DIRECTION ▸ Starting with the first line below, extract each line through the one that contains "256, 272, 288]", inclusive, excluding pictures.

DATASET RECORDS ▸
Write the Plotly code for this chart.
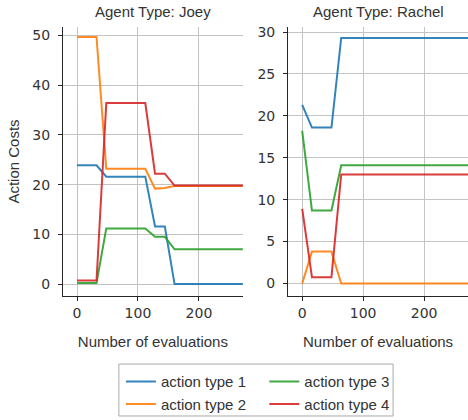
import plotly.graph_objects as go

# ---- data ----
evaluations = [0, 16, 32, 48, 64, 80, 96, 112, 128, 144, 160, 176, 192, 208, 224, 240, 256, 272, 288]

joey_type1 = [23.9, 23.9, 23.9, 21.6, 21.6, 21.6, 21.6, 21.6, 11.6, 11.6, 0.0, 0.0, 0.0, 0.0, 0.0, 0.0, 0.0, 0.0, 0.0]
joey_type2 = [49.7, 49.7, 49.7, 23.2, 23.2, 23.2, 23.2, 23.2, 19.2, 19.3, 19.7, 19.7, 19.7, 19.7, 19.7, 19.7, 19.7, 19.7, 19.7]
joey_type3 = [0.2, 0.2, 0.2, 11.2, 11.2, 11.2, 11.2, 11.2, 9.5, 9.5, 7.0, 7.0, 7.0, 7.0, 7.0, 7.0, 7.0, 7.0, 7.0]
joey_type4 = [0.7, 0.7, 0.7, 36.4, 36.4, 36.4, 36.4, 36.4, 22.2, 22.2, 19.8, 19.8, 19.8, 19.8, 19.8, 19.8, 19.8, 19.8, 19.8]

rachel_type1 = [21.3, 18.6, 18.6, 18.6, 29.3, 29.3, 29.3, 29.3, 29.3, 29.3, 29.3, 29.3, 29.3, 29.3, 29.3, 29.3, 29.3, 29.3, 29.3]
rachel_type2 = [0.0, 3.8, 3.8, 3.8, 0.0, 0.0, 0.0, 0.0, 0.0, 0.0, 0.0, 0.0, 0.0, 0.0, 0.0, 0.0, 0.0, 0.0, 0.0]
rachel_type3 = [18.2, 8.7, 8.7, 8.7, 14.1, 14.1, 14.1, 14.1, 14.1, 14.1, 14.1, 14.1, 14.1, 14.1, 14.1, 14.1, 14.1, 14.1, 14.1]
rachel_type4 = [8.9, 0.75, 0.75, 0.75, 13.0, 13.0, 13.0, 13.0, 13.0, 13.0, 13.0, 13.0, 13.0, 13.0, 13.0, 13.0, 13.0, 13.0, 13.0]

series_names = ["action type 1", "action type 2", "action type 3", "action type 4"]
colors = ["#1f77b4", "#ff7f0e", "#2ca02c", "#d62728"]
panel_titles = ["Agent Type: Joey", "Agent Type: Rachel"]
x_title = "Number of evaluations"
y_title = "Action Costs"

left_y_ticks = [0, 10, 20, 30, 40, 50]
right_y_ticks = [0, 5, 10, 15, 20, 25, 30]
x_ticks = [0, 100, 200]

joey = [joey_type1, joey_type2, joey_type3, joey_type4]
rachel = [rachel_type1, rachel_type2, rachel_type3, rachel_type4]

fig = go.Figure()

legend_for = ["legend", "legend", "legend2", "legend2"]
for i, name in enumerate(series_names):
    fig.add_trace(go.Scatter(
        x=evaluations, y=joey[i], mode="lines", name=name,
        line=dict(color=colors[i], width=2), opacity=0.9,
        xaxis="x", yaxis="y", legend=legend_for[i], showlegend=True,
    ))
for i, name in enumerate(series_names):
    fig.add_trace(go.Scatter(
        x=evaluations, y=rachel[i], mode="lines", name=name,
        line=dict(color=colors[i], width=2), opacity=0.9,
        xaxis="x2", yaxis="y2", showlegend=False,
    ))

text_col = "#333333"
spine_col = "#262626"
grid_col = "#c4c4c4"
label_font = dict(family="Liberation Sans, Arial, sans-serif", size=15, color=text_col)
tick_font = dict(family="DejaVu Sans, sans-serif", size=14, color=text_col)

common_x = dict(
    range=[-23, 272], tickvals=x_ticks, showgrid=True, gridcolor=grid_col, gridwidth=1,
    zeroline=False, showline=True, linecolor=spine_col, linewidth=1.3,
    ticks="outside", ticklen=4, tickcolor=spine_col, tickfont=tick_font, automargin=False,
    title=dict(text=x_title, font=label_font, standoff=16),
)
common_y = dict(
    showgrid=True, gridcolor=grid_col, gridwidth=1,
    zeroline=False, showline=True, linecolor=spine_col, linewidth=1.3,
    ticks="outside", ticklen=4, tickcolor=spine_col, tickfont=tick_font, automargin=False,
    ticklabelstandoff=5,
)

fig.update_layout(
    width=468, height=420,
    margin=dict(l=63, r=0, t=27, b=124, autoexpand=False),
    paper_bgcolor="white", plot_bgcolor="white",
    xaxis=dict(domain=[0, 0.444], anchor="y", **common_x),
    xaxis2=dict(domain=[0.556, 1.0], anchor="y2", **common_x),
    yaxis=dict(domain=[0, 1], anchor="x", range=[-2.4, 51.7], tickvals=left_y_ticks,
               title=dict(text=y_title, font=label_font, standoff=8), **common_y),
    yaxis2=dict(domain=[0, 1], anchor="x2", range=[-1.5, 30.6], tickvals=right_y_ticks, **common_y),
    legend=dict(x=0.143, y=-0.257, xanchor="left", yanchor="top", orientation="v",
                font=label_font, bgcolor="rgba(0,0,0,0)", tracegroupgap=0, itemwidth=30),
    legend2=dict(x=0.497, y=-0.257, xanchor="left", yanchor="top", orientation="v",
                 font=label_font, bgcolor="rgba(0,0,0,0)", tracegroupgap=0, itemwidth=30),
    showlegend=True,
)

# legend frame
fig.add_shape(type="rect", xref="paper", yref="paper",
              x0=0.138, x1=0.815, y0=-0.446, y1=-0.253,
              line=dict(color="#aaaaaa", width=1), fillcolor="rgba(0,0,0,0)")

# panel titles
for xref, t in zip(["x domain", "x2 domain"], panel_titles):
    fig.add_annotation(text=t, xref=xref, yref="paper", x=0.5, y=1,
                       xanchor="center", yanchor="bottom", yshift=5, showarrow=False,
                       font=label_font)

fig.write_html("out.html", config={"displayModeBar": False},
               post_script="document.body.style.margin='0';document.body.style.overflow='hidden';")
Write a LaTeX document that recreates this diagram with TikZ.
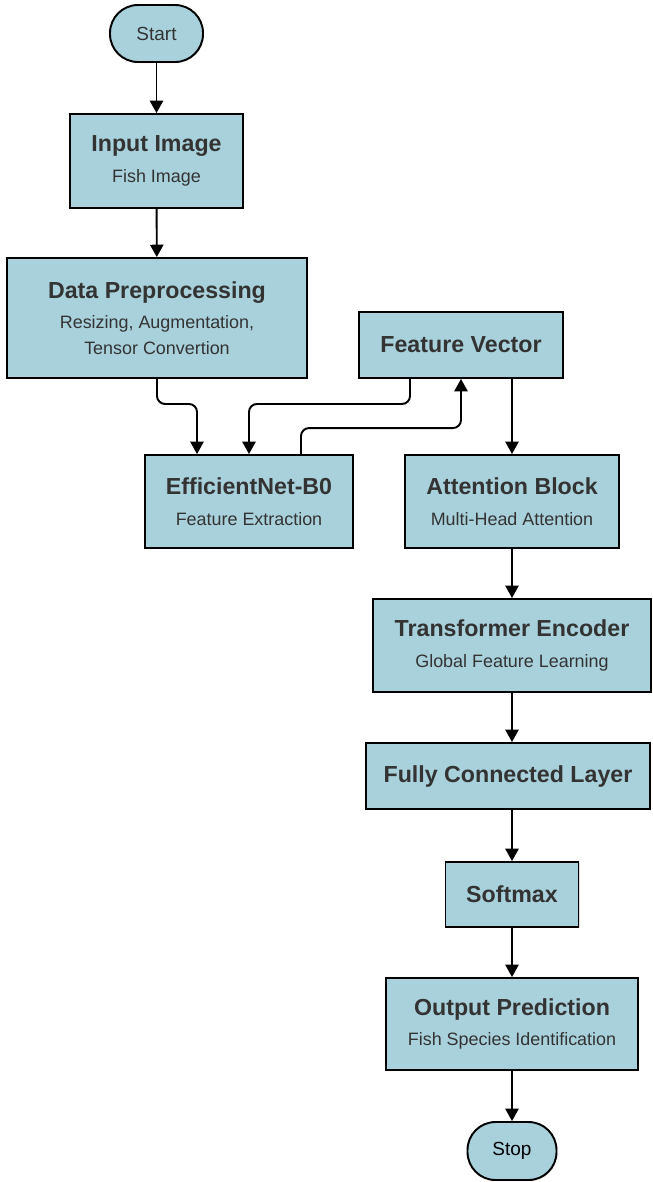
\documentclass[tikz,border=0pt]{standalone}
\usepackage{fontspec}
\setmainfont{Liberation Sans}
\usepackage{tikz}
\usetikzlibrary{arrows.meta}
\usetikzlibrary{shadows}

\definecolor{boxfill}{HTML}{A8D1DC}
\definecolor{boxtext}{HTML}{333333}

\newcommand{\boxtitle}[1]{{\bfseries\fontsize{13.2}{15}\selectfont #1}}
\newcommand{\boxsub}[1]{{\fontsize{10.2}{14.8}\selectfont #1}}

\tikzset{
  block/.style={draw, line width=1.1pt, fill=boxfill, text=boxtext, align=center,
    inner sep=2pt, font=\fontsize{10.2}{14.8}\selectfont,
    drop shadow={opacity=0.25, shadow xshift=0.6pt, shadow yshift=-0.6pt}},
  term/.style={block, rounded corners=0.56cm, minimum width=1.86cm, minimum height=1.14cm,
    font=\fontsize{10.8}{12}\selectfont},
  arr/.style={-{Triangle[length=7pt,width=7.5pt]}, line width=1.1pt, rounded corners=0.16cm},
}

\begin{document}
\begin{tikzpicture}
  \useasboundingbox (0,0) rectangle (13.04,-23.64);

  \node[term] (start) at (3.13,-0.67) {Start};
  \node[block, minimum width=3.46cm, minimum height=1.88cm] (input) at (3.13,-3.22)
    {\boxtitle{Input Image}\\[2.5pt]\boxsub{Fish Image}};
  \node[block, minimum width=6.0cm, minimum height=2.4cm] (prep) at (3.14,-6.36)
    {\boxtitle{Data Preprocessing}\\[2.5pt]\boxsub{Resizing, Augmentation,}\\\boxsub{Tensor Convertion}};
  \node[block, minimum width=4.08cm, minimum height=1.32cm] (fvec) at (9.22,-6.90)
    {\boxtitle{Feature Vector}};
  \node[block, minimum width=4.16cm, minimum height=1.86cm] (effnet) at (4.98,-10.03)
    {\boxtitle{EfficientNet-B0}\\[2.5pt]\boxsub{Feature Extraction}};
  \node[block, minimum width=4.28cm, minimum height=1.86cm] (attn) at (10.24,-10.03)
    {\boxtitle{Attention Block}\\[2.5pt]\boxsub{Multi-Head Attention}};
  \node[block, minimum width=5.56cm, minimum height=1.86cm] (trans) at (10.24,-12.91)
    {\boxtitle{Transformer Encoder}\\[2.5pt]\boxsub{Global Feature Learning}};
  \node[block, minimum width=5.68cm, minimum height=1.32cm] (fcl) at (10.16,-15.52)
    {\boxtitle{Fully Connected Layer}};
  \node[block, minimum width=2.66cm, minimum height=1.30cm] (soft) at (10.24,-17.89)
    {\boxtitle{Softmax}};
  \node[block, minimum width=5.04cm, minimum height=1.84cm] (output) at (10.24,-20.48)
    {\boxtitle{Output Prediction}\\[2.5pt]\boxsub{Fish Species Identification}};
  \node[term, text=black, minimum width=1.78cm, minimum height=1.16cm] (stop) at (10.24,-23.02) {Stop};

  \draw[arr] (start) -- (input);
  \draw[arr] (input) -- (prep);
  \draw[arr] (prep.south) -- ++(0,-0.5) -| ([xshift=-1.04cm]effnet.north);
  \draw[arr] ([xshift=-1.02cm]fvec.south) -- ++(0,-0.5) -| (effnet.north);
  \draw[arr] ([xshift=1.04cm]effnet.north) -- ++(0,0.52) -| (fvec.south);
  \draw[arr] (fvec.south -| attn.north) -- (attn);
  \draw[arr] (attn) -- (trans);
  \draw[arr] (trans.south) -- (fcl.north -| trans.south);
  \draw[arr] (fcl.south -| soft.north) -- (soft);
  \draw[arr] (soft) -- (output);
  \draw[arr] (output) -- (stop);
\end{tikzpicture}
\end{document}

EXPECTED ANSWER ▸
Write the Plotly code for this chart.
import plotly.graph_objects as go

# ---- data ----
evaluations = [0, 16, 32, 48, 64, 80, 96, 112, 128, 144, 160, 176, 192, 208, 224, 240, 256, 272, 288]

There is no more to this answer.